*Task objective*. Include the line containing "from matplotlib.lines import Line2D" and all lines before it, repeated exactly from the listing below, without pictures.
## start Data shown
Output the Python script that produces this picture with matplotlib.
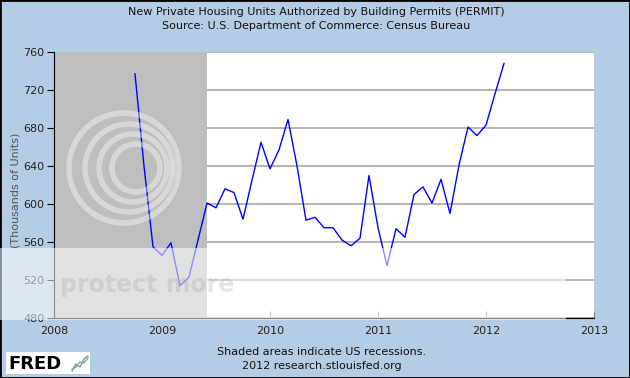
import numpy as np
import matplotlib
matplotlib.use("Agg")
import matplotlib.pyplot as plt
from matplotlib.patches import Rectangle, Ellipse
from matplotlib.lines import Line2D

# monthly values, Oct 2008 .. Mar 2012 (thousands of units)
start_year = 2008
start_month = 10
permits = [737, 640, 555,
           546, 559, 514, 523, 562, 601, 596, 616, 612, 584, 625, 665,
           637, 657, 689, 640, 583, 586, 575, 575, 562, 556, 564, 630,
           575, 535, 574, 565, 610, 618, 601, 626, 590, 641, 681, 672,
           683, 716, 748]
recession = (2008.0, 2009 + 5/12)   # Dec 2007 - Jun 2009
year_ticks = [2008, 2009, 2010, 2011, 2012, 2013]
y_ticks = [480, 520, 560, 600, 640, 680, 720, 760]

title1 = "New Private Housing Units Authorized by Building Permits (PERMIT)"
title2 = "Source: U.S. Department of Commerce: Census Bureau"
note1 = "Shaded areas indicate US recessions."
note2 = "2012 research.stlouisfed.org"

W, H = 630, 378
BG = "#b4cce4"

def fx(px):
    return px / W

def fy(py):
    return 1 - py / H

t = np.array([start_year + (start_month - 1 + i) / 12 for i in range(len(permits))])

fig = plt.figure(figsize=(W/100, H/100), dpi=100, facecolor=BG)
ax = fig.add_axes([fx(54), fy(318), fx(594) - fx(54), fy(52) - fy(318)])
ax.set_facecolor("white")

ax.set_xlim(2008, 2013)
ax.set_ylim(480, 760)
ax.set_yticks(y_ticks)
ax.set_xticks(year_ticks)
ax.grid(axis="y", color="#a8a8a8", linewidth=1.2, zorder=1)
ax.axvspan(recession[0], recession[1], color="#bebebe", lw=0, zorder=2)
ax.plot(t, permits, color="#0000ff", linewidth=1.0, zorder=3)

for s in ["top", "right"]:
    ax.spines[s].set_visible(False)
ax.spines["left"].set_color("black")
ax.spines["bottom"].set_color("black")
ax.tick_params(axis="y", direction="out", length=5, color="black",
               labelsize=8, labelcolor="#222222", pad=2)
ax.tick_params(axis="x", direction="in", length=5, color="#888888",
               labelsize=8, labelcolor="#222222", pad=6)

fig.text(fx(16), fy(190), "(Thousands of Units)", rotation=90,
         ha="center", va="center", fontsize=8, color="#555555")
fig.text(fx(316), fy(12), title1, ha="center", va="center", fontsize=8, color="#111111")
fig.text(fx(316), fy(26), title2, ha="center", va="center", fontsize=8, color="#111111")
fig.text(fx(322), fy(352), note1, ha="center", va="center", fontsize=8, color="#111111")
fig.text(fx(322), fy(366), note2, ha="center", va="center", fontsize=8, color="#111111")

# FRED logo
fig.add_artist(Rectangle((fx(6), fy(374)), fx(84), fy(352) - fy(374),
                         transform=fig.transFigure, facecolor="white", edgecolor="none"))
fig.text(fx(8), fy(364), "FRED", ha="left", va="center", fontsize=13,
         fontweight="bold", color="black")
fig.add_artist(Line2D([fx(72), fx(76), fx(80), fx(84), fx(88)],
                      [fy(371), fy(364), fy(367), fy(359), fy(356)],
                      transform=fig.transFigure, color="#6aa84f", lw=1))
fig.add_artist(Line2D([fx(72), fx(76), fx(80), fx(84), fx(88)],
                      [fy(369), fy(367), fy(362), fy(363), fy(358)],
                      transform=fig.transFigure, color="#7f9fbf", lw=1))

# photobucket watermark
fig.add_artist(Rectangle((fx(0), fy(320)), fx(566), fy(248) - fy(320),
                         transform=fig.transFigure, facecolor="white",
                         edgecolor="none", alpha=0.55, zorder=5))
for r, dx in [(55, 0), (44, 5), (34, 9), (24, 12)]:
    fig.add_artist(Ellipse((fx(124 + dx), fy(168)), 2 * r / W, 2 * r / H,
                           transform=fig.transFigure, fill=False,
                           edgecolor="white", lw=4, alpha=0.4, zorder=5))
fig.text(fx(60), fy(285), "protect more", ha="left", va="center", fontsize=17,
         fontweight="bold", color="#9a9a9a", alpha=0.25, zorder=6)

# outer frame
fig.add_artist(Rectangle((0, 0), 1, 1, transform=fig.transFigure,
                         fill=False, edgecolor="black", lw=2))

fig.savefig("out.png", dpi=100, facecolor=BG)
## end Data shown
*Answer to this task*.
Output the Python script that produces this picture with matplotlib.
import numpy as np
import matplotlib
matplotlib.use("Agg")
import matplotlib.pyplot as plt
from matplotlib.patches import Rectangle, Ellipse
from matplotlib.lines import Line2D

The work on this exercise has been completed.